### Given material
──────────

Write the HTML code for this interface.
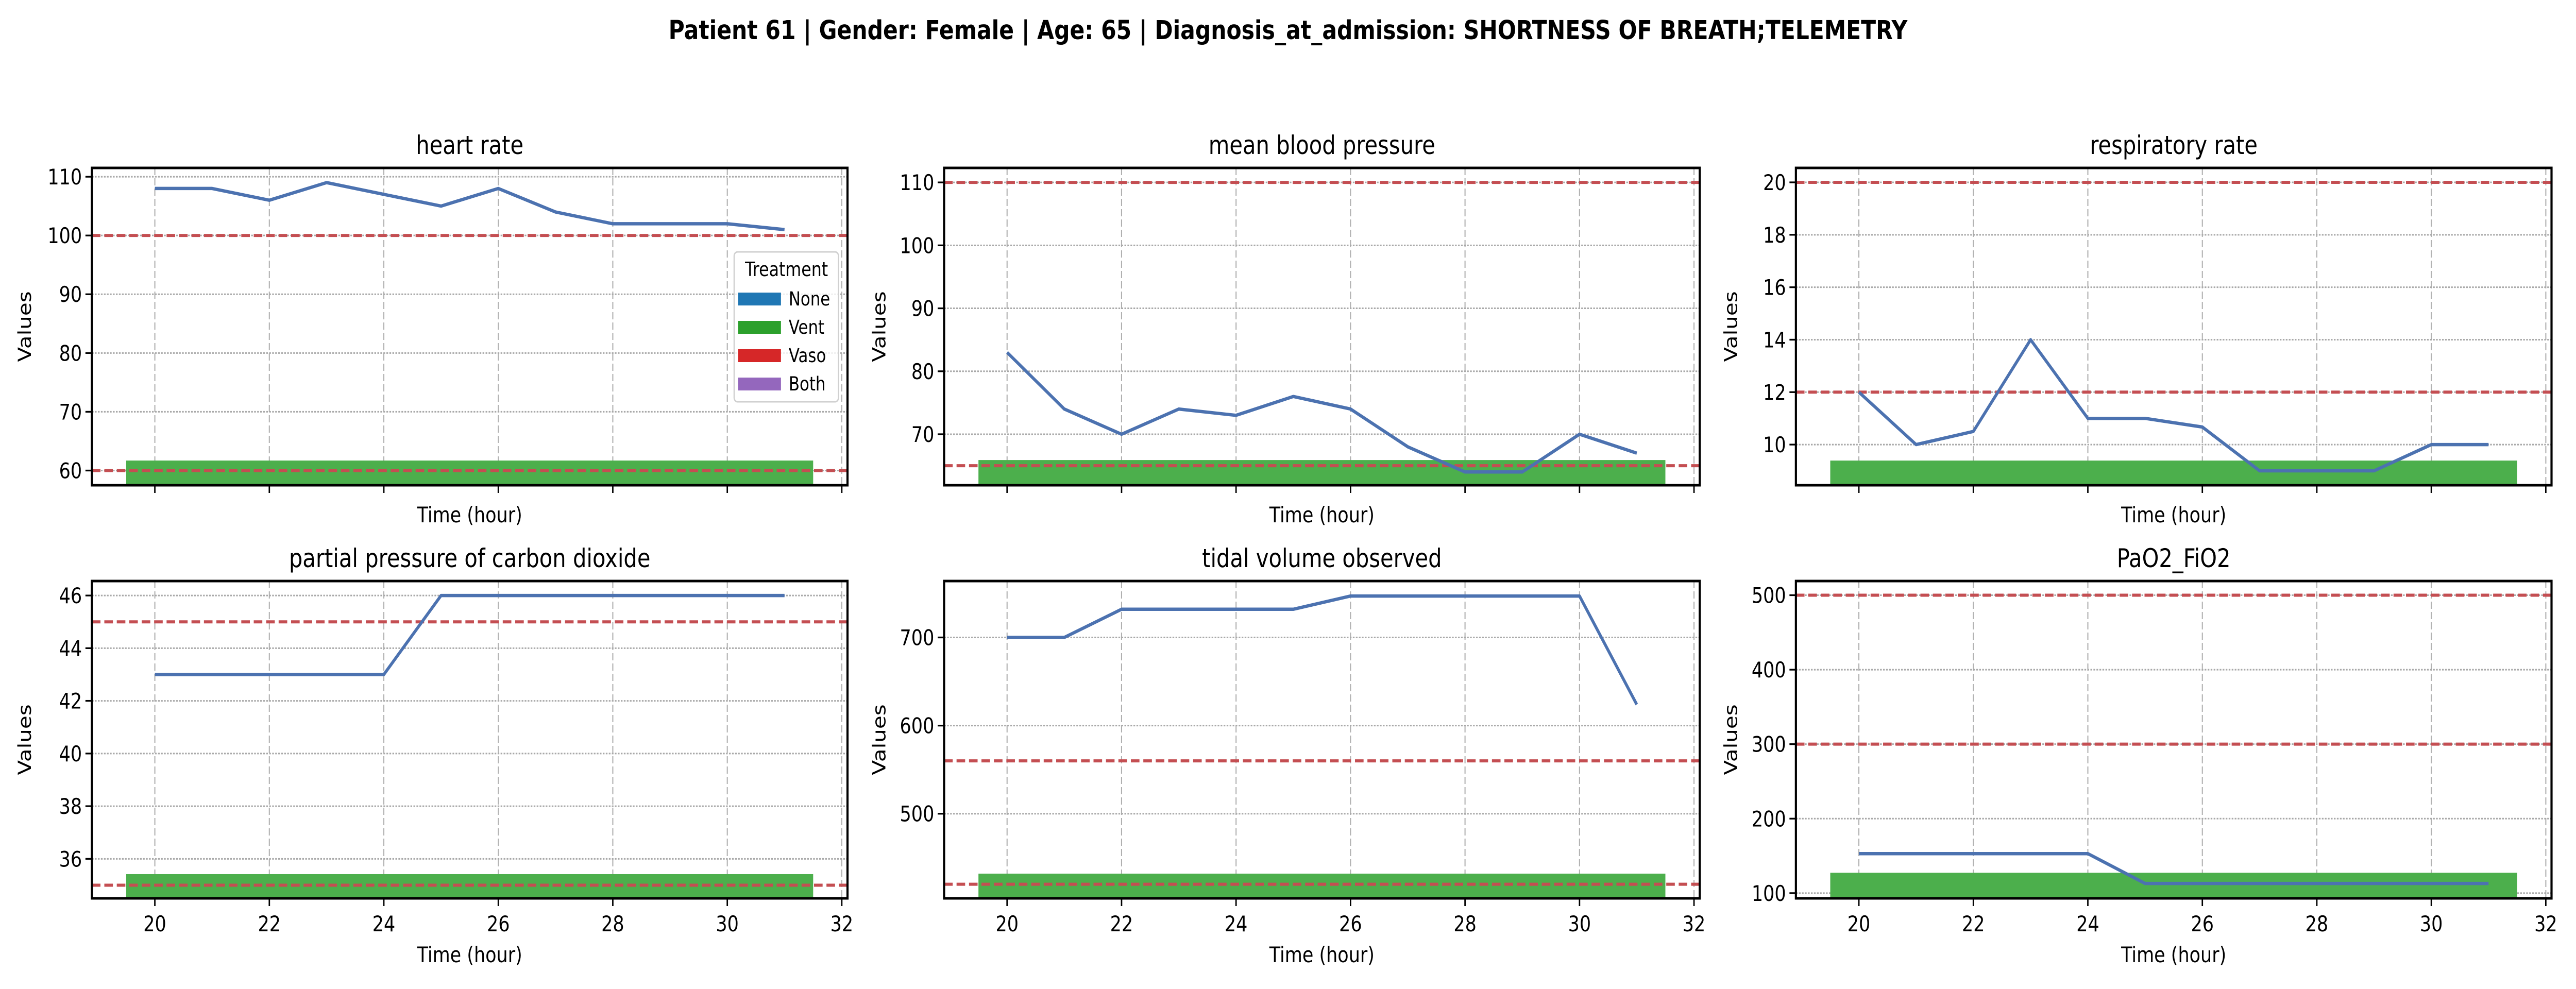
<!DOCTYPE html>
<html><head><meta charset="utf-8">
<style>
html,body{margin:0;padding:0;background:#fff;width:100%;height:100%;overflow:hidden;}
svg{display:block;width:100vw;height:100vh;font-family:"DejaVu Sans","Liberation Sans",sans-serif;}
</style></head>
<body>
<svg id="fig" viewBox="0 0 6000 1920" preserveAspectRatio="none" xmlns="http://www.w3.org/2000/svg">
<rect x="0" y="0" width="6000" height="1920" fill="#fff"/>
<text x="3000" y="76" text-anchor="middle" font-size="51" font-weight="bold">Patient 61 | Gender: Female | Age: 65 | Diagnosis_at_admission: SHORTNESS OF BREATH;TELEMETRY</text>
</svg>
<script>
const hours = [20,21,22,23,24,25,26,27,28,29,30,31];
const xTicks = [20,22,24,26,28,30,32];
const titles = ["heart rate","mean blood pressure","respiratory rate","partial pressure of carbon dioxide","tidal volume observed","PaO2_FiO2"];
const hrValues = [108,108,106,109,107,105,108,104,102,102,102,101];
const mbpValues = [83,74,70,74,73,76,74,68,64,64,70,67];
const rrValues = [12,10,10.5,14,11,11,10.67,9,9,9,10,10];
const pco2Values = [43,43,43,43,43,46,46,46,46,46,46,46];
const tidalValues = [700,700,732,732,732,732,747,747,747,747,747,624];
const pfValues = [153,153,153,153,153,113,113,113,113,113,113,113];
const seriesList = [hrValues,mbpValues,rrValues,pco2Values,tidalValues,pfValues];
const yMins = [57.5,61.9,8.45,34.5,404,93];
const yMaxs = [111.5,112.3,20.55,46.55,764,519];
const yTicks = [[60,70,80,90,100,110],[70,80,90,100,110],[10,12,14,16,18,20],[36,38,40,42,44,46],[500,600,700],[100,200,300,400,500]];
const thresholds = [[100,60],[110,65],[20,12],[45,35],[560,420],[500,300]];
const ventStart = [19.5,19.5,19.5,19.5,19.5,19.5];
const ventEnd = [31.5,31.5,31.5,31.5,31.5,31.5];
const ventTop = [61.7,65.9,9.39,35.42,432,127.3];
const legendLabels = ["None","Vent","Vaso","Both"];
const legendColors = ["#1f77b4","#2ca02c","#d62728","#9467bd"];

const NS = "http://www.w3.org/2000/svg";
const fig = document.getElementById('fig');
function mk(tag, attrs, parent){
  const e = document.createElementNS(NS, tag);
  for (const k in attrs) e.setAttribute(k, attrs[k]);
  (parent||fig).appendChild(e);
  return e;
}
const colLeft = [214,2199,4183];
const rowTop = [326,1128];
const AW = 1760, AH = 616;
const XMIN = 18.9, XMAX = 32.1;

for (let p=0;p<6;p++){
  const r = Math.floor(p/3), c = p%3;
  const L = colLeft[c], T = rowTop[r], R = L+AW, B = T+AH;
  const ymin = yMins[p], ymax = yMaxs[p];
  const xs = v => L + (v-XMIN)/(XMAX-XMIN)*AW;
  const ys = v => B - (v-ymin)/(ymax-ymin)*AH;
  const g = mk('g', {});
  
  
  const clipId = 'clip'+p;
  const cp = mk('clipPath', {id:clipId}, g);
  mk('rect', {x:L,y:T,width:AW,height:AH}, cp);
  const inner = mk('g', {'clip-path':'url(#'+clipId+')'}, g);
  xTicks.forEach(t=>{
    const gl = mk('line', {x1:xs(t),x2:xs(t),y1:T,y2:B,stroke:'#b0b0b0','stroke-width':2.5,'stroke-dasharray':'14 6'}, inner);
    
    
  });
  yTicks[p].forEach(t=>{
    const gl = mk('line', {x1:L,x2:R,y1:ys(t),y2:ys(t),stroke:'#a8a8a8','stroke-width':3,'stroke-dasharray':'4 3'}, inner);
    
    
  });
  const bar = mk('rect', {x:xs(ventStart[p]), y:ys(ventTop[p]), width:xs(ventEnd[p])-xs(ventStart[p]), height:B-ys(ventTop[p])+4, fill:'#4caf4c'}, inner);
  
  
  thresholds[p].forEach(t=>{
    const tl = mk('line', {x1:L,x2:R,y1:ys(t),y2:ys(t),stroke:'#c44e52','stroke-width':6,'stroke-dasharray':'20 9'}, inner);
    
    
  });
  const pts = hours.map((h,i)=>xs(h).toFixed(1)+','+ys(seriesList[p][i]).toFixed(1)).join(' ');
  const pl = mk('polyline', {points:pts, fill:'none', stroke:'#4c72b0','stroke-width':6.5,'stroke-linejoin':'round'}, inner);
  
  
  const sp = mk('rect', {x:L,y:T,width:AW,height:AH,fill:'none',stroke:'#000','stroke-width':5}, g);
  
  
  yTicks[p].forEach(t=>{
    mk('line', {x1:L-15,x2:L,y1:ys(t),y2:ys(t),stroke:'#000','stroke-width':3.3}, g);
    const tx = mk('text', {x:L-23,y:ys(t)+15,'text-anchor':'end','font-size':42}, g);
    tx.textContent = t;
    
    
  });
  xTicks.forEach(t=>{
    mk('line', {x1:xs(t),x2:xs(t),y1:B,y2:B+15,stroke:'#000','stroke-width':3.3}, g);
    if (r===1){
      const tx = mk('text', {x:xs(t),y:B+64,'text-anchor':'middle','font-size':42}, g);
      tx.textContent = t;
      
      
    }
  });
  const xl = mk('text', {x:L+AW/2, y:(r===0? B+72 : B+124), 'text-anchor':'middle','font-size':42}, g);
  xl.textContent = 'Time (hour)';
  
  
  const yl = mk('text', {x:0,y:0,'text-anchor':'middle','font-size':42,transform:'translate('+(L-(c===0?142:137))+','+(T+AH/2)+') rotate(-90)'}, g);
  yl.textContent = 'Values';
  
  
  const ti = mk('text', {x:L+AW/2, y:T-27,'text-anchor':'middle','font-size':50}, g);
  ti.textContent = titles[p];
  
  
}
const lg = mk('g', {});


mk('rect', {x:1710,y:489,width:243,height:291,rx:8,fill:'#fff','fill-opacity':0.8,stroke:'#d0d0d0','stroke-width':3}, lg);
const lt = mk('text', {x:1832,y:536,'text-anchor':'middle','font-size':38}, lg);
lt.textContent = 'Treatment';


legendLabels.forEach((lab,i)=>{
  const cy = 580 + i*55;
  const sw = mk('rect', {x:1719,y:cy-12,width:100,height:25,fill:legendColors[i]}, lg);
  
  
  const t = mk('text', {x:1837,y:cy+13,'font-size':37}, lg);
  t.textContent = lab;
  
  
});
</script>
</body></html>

──────────

### Given task
Every line should be retyped exactly, with the pictures omitted.

### Exercise result
Write the HTML code for this interface.
<!DOCTYPE html>
<html><head><meta charset="utf-8">
<style>
html,body{margin:0;padding:0;background:#fff;width:100%;height:100%;overflow:hidden;}
svg{display:block;width:100vw;height:100vh;font-family:"DejaVu Sans","Liberation Sans",sans-serif;}
</style></head>
<body>
<svg id="fig" viewBox="0 0 6000 1920" preserveAspectRatio="none" xmlns="http://www.w3.org/2000/svg">
<rect x="0" y="0" width="6000" height="1920" fill="#fff"/>
<text x="3000" y="76" text-anchor="middle" font-size="51" font-weight="bold">Patient 61 | Gender: Female | Age: 65 | Diagnosis_at_admission: SHORTNESS OF BREATH;TELEMETRY</text>
</svg>
<script>
const hours = [20,21,22,23,24,25,26,27,28,29,30,31];
const xTicks = [20,22,24,26,28,30,32];
const titles = ["heart rate","mean blood pressure","respiratory rate","partial pressure of carbon dioxide","tidal volume observed","PaO2_FiO2"];
const hrValues = [108,108,106,109,107,105,108,104,102,102,102,101];
const mbpValues = [83,74,70,74,73,76,74,68,64,64,70,67];
const rrValues = [12,10,10.5,14,11,11,10.67,9,9,9,10,10];
const pco2Values = [43,43,43,43,43,46,46,46,46,46,46,46];
const tidalValues = [700,700,732,732,732,732,747,747,747,747,747,624];
const pfValues = [153,153,153,153,153,113,113,113,113,113,113,113];
const seriesList = [hrValues,mbpValues,rrValues,pco2Values,tidalValues,pfValues];
const yMins = [57.5,61.9,8.45,34.5,404,93];
const yMaxs = [111.5,112.3,20.55,46.55,764,519];
const yTicks = [[60,70,80,90,100,110],[70,80,90,100,110],[10,12,14,16,18,20],[36,38,40,42,44,46],[500,600,700],[100,200,300,400,500]];
const thresholds = [[100,60],[110,65],[20,12],[45,35],[560,420],[500,300]];
const ventStart = [19.5,19.5,19.5,19.5,19.5,19.5];
const ventEnd = [31.5,31.5,31.5,31.5,31.5,31.5];
const ventTop = [61.7,65.9,9.39,35.42,432,127.3];
const legendLabels = ["None","Vent","Vaso","Both"];
const legendColors = ["#1f77b4","#2ca02c","#d62728","#9467bd"];

const NS = "http://www.w3.org/2000/svg";
const fig = document.getElementById('fig');
function mk(tag, attrs, parent){
  const e = document.createElementNS(NS, tag);
  for (const k in attrs) e.setAttribute(k, attrs[k]);
  (parent||fig).appendChild(e);
  return e;
}
const colLeft = [214,2199,4183];
const rowTop = [326,1128];
const AW = 1760, AH = 616;
const XMIN = 18.9, XMAX = 32.1;

for (let p=0;p<6;p++){
  const r = Math.floor(p/3), c = p%3;
  const L = colLeft[c], T = rowTop[r], R = L+AW, B = T+AH;
  const ymin = yMins[p], ymax = yMaxs[p];
  const xs = v => L + (v-XMIN)/(XMAX-XMIN)*AW;
  const ys = v => B - (v-ymin)/(ymax-ymin)*AH;
  const g = mk('g', {});
  
  
  const clipId = 'clip'+p;
  const cp = mk('clipPath', {id:clipId}, g);
  mk('rect', {x:L,y:T,width:AW,height:AH}, cp);
  const inner = mk('g', {'clip-path':'url(#'+clipId+')'}, g);
  xTicks.forEach(t=>{
    const gl = mk('line', {x1:xs(t),x2:xs(t),y1:T,y2:B,stroke:'#b0b0b0','stroke-width':2.5,'stroke-dasharray':'14 6'}, inner);
    
    
  });
  yTicks[p].forEach(t=>{
    const gl = mk('line', {x1:L,x2:R,y1:ys(t),y2:ys(t),stroke:'#a8a8a8','stroke-width':3,'stroke-dasharray':'4 3'}, inner);
    
    
  });
  const bar = mk('rect', {x:xs(ventStart[p]), y:ys(ventTop[p]), width:xs(ventEnd[p])-xs(ventStart[p]), height:B-ys(ventTop[p])+4, fill:'#4caf4c'}, inner);
  
  
  thresholds[p].forEach(t=>{
    const tl = mk('line', {x1:L,x2:R,y1:ys(t),y2:ys(t),stroke:'#c44e52','stroke-width':6,'stroke-dasharray':'20 9'}, inner);
    
    
  });
  const pts = hours.map((h,i)=>xs(h).toFixed(1)+','+ys(seriesList[p][i]).toFixed(1)).join(' ');
  const pl = mk('polyline', {points:pts, fill:'none', stroke:'#4c72b0','stroke-width':6.5,'stroke-linejoin':'round'}, inner);
  
  
  const sp = mk('rect', {x:L,y:T,width:AW,height:AH,fill:'none',stroke:'#000','stroke-width':5}, g);
  
  
  yTicks[p].forEach(t=>{
    mk('line', {x1:L-15,x2:L,y1:ys(t),y2:ys(t),stroke:'#000','stroke-width':3.3}, g);
    const tx = mk('text', {x:L-23,y:ys(t)+15,'text-anchor':'end','font-size':42}, g);
    tx.textContent = t;
    
    
  });
  xTicks.forEach(t=>{
    mk('line', {x1:xs(t),x2:xs(t),y1:B,y2:B+15,stroke:'#000','stroke-width':3.3}, g);
    if (r===1){
      const tx = mk('text', {x:xs(t),y:B+64,'text-anchor':'middle','font-size':42}, g);
      tx.textContent = t;
      
      
    }
  });
  const xl = mk('text', {x:L+AW/2, y:(r===0? B+72 : B+124), 'text-anchor':'middle','font-size':42}, g);
  xl.textContent = 'Time (hour)';
  
  
  const yl = mk('text', {x:0,y:0,'text-anchor':'middle','font-size':42,transform:'translate('+(L-(c===0?142:137))+','+(T+AH/2)+') rotate(-90)'}, g);
  yl.textContent = 'Values';
  
  
  const ti = mk('text', {x:L+AW/2, y:T-27,'text-anchor':'middle','font-size':50}, g);
  ti.textContent = titles[p];
  
  
}
const lg = mk('g', {});


mk('rect', {x:1710,y:489,width:243,height:291,rx:8,fill:'#fff','fill-opacity':0.8,stroke:'#d0d0d0','stroke-width':3}, lg);
const lt = mk('text', {x:1832,y:536,'text-anchor':'middle','font-size':38}, lg);
lt.textContent = 'Treatment';


legendLabels.forEach((lab,i)=>{
  const cy = 580 + i*55;
  const sw = mk('rect', {x:1719,y:cy-12,width:100,height:25,fill:legendColors[i]}, lg);
  
  
  const t = mk('text', {x:1837,y:cy+13,'font-size':37}, lg);
  t.textContent = lab;
  
  
});
</script>
</body></html>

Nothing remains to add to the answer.